Restate the listing below word for word, omitting any images.

→ **Material**:
****************
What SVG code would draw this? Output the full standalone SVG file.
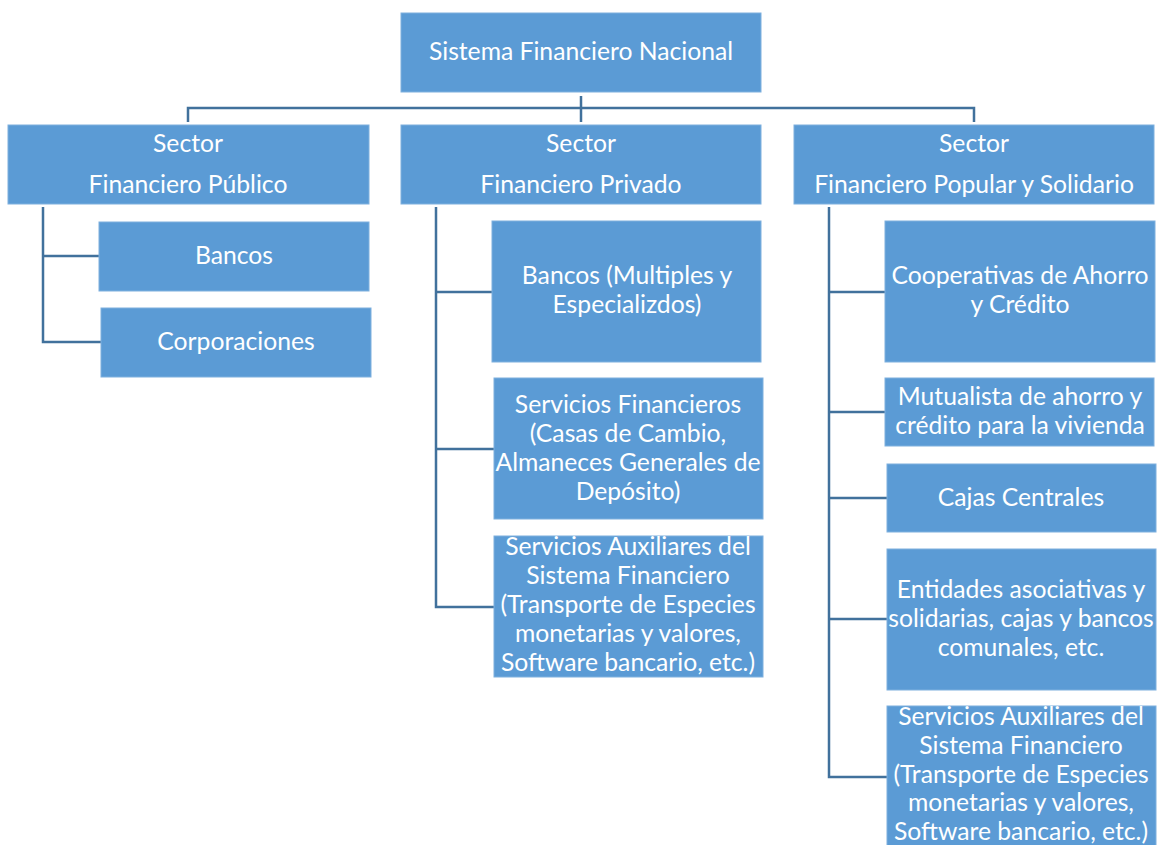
<svg xmlns="http://www.w3.org/2000/svg" width="1157" height="845" viewBox="0 0 1157 845">
<style>
.box{fill:#5B9BD5;stroke:#7EB0DE;stroke-width:1}
.t{font-family:Lato,"Open Sans",sans-serif;font-size:24.7px;fill:#FFFFFF;text-anchor:middle}
.c{fill:none;stroke:#41719C;stroke-width:2.5}
</style>
<rect width="1157" height="845" fill="#FFFFFF"/>
<g id="connectors">
<path class="c" d="M188,122 V108 H974 V122 M581,96 V122"/>
<path class="c" d="M43,207 V342 H101 M43,256 H99"/>
<path class="c" d="M436,207 V607 H494 M436,292 H492 M436,449 H494"/>
<path class="c" d="M829,207 V777 H887 M829,292 H885 M829,412 H885 M829,498 H887 M829,619 H887"/>
</g>
<g id="n-root"><rect class="box" x="401" y="13" width="360" height="79"/><text class="t" x="581" y="60">Sistema Financiero Nacional</text></g>
<g id="n-publico"><rect class="box" x="8" y="125" width="361" height="79"/><text class="t" x="188" y="152">Sector</text><text class="t" x="188" y="193">Financiero Público</text></g>
<g id="n-privado"><rect class="box" x="401" y="125" width="360" height="79"/><text class="t" x="581" y="152">Sector</text><text class="t" x="581" y="193">Financiero Privado</text></g>
<g id="n-popular"><rect class="box" x="794" y="125" width="360" height="79"/><text class="t" x="974" y="152">Sector</text><text class="t" x="974" y="193">Financiero Popular y Solidario</text></g>
<g id="n-bancos-pub"><rect class="box" x="99" y="222" width="270" height="69"/><text class="t" x="234" y="264">Bancos</text></g>
<g id="n-corporaciones"><rect class="box" x="101" y="308" width="270" height="69"/><text class="t" x="236" y="350">Corporaciones</text></g>
<g id="n-bancos-priv"><rect class="box" x="492" y="221" width="269" height="141"/><text class="t" x="627" y="284">Bancos (Multiples y</text><text class="t" x="627" y="313">Especializdos)</text></g>
<g id="n-serv-fin"><rect class="box" x="494" y="378" width="269" height="141"/><text class="t" x="628" y="413">Servicios Financieros</text><text class="t" x="628" y="442">(Casas de Cambio,</text><text class="t" x="628" y="471">Almaneces Generales de</text><text class="t" x="628" y="500">Depósito)</text></g>
<g id="n-serv-aux-priv"><rect class="box" x="494" y="536" width="269" height="141"/><text class="t" x="628" y="555">Servicios Auxiliares del</text><text class="t" x="628" y="584">Sistema Financiero</text><text class="t" x="628" y="613">(Transporte de Especies</text><text class="t" x="628" y="642">monetarias y valores,</text><text class="t" x="628" y="671">Software bancario, etc.)</text></g>
<g id="n-cooperativas"><rect class="box" x="885" y="221" width="270" height="141"/><text class="t" x="1020" y="284">Cooperativas de Ahorro</text><text class="t" x="1020" y="313">y Crédito</text></g>
<g id="n-mutualista"><rect class="box" x="885" y="378" width="269" height="68"/><text class="t" x="1020" y="405">Mutualista de ahorro y</text><text class="t" x="1020" y="434">crédito para la vivienda</text></g>
<g id="n-cajas"><rect class="box" x="887" y="464" width="269" height="68"/><text class="t" x="1021" y="506">Cajas Centrales</text></g>
<g id="n-entidades"><rect class="box" x="887" y="549" width="269" height="141"/><text class="t" x="1021" y="598">Entidades asociativas y</text><text class="t" x="1021" y="627">solidarias, cajas y bancos</text><text class="t" x="1021" y="656">comunales, etc.</text></g>
<g id="n-serv-aux-pop"><rect class="box" x="887" y="706" width="269" height="145"/><text class="t" x="1021" y="725">Servicios Auxiliares del</text><text class="t" x="1021" y="754">Sistema Financiero</text><text class="t" x="1021" y="783">(Transporte de Especies</text><text class="t" x="1021" y="811">monetarias y valores,</text><text class="t" x="1021" y="840">Software bancario, etc.)</text></g>
</svg>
****************
→ **Output for this exercise**:
What SVG code would draw this? Output the full standalone SVG file.
<svg xmlns="http://www.w3.org/2000/svg" width="1157" height="845" viewBox="0 0 1157 845">
<style>
.box{fill:#5B9BD5;stroke:#7EB0DE;stroke-width:1}
.t{font-family:Lato,"Open Sans",sans-serif;font-size:24.7px;fill:#FFFFFF;text-anchor:middle}
.c{fill:none;stroke:#41719C;stroke-width:2.5}
</style>
<rect width="1157" height="845" fill="#FFFFFF"/>
<g id="connectors">
<path class="c" d="M188,122 V108 H974 V122 M581,96 V122"/>
<path class="c" d="M43,207 V342 H101 M43,256 H99"/>
<path class="c" d="M436,207 V607 H494 M436,292 H492 M436,449 H494"/>
<path class="c" d="M829,207 V777 H887 M829,292 H885 M829,412 H885 M829,498 H887 M829,619 H887"/>
</g>
<g id="n-root"><rect class="box" x="401" y="13" width="360" height="79"/><text class="t" x="581" y="60">Sistema Financiero Nacional</text></g>
<g id="n-publico"><rect class="box" x="8" y="125" width="361" height="79"/><text class="t" x="188" y="152">Sector</text><text class="t" x="188" y="193">Financiero Público</text></g>
<g id="n-privado"><rect class="box" x="401" y="125" width="360" height="79"/><text class="t" x="581" y="152">Sector</text><text class="t" x="581" y="193">Financiero Privado</text></g>
<g id="n-popular"><rect class="box" x="794" y="125" width="360" height="79"/><text class="t" x="974" y="152">Sector</text><text class="t" x="974" y="193">Financiero Popular y Solidario</text></g>
<g id="n-bancos-pub"><rect class="box" x="99" y="222" width="270" height="69"/><text class="t" x="234" y="264">Bancos</text></g>
<g id="n-corporaciones"><rect class="box" x="101" y="308" width="270" height="69"/><text class="t" x="236" y="350">Corporaciones</text></g>
<g id="n-bancos-priv"><rect class="box" x="492" y="221" width="269" height="141"/><text class="t" x="627" y="284">Bancos (Multiples y</text><text class="t" x="627" y="313">Especializdos)</text></g>
<g id="n-serv-fin"><rect class="box" x="494" y="378" width="269" height="141"/><text class="t" x="628" y="413">Servicios Financieros</text><text class="t" x="628" y="442">(Casas de Cambio,</text><text class="t" x="628" y="471">Almaneces Generales de</text><text class="t" x="628" y="500">Depósito)</text></g>
<g id="n-serv-aux-priv"><rect class="box" x="494" y="536" width="269" height="141"/><text class="t" x="628" y="555">Servicios Auxiliares del</text><text class="t" x="628" y="584">Sistema Financiero</text><text class="t" x="628" y="613">(Transporte de Especies</text><text class="t" x="628" y="642">monetarias y valores,</text><text class="t" x="628" y="671">Software bancario, etc.)</text></g>
<g id="n-cooperativas"><rect class="box" x="885" y="221" width="270" height="141"/><text class="t" x="1020" y="284">Cooperativas de Ahorro</text><text class="t" x="1020" y="313">y Crédito</text></g>
<g id="n-mutualista"><rect class="box" x="885" y="378" width="269" height="68"/><text class="t" x="1020" y="405">Mutualista de ahorro y</text><text class="t" x="1020" y="434">crédito para la vivienda</text></g>
<g id="n-cajas"><rect class="box" x="887" y="464" width="269" height="68"/><text class="t" x="1021" y="506">Cajas Centrales</text></g>
<g id="n-entidades"><rect class="box" x="887" y="549" width="269" height="141"/><text class="t" x="1021" y="598">Entidades asociativas y</text><text class="t" x="1021" y="627">solidarias, cajas y bancos</text><text class="t" x="1021" y="656">comunales, etc.</text></g>
<g id="n-serv-aux-pop"><rect class="box" x="887" y="706" width="269" height="145"/><text class="t" x="1021" y="725">Servicios Auxiliares del</text><text class="t" x="1021" y="754">Sistema Financiero</text><text class="t" x="1021" y="783">(Transporte de Especies</text><text class="t" x="1021" y="811">monetarias y valores,</text><text class="t" x="1021" y="840">Software bancario, etc.)</text></g>
</svg>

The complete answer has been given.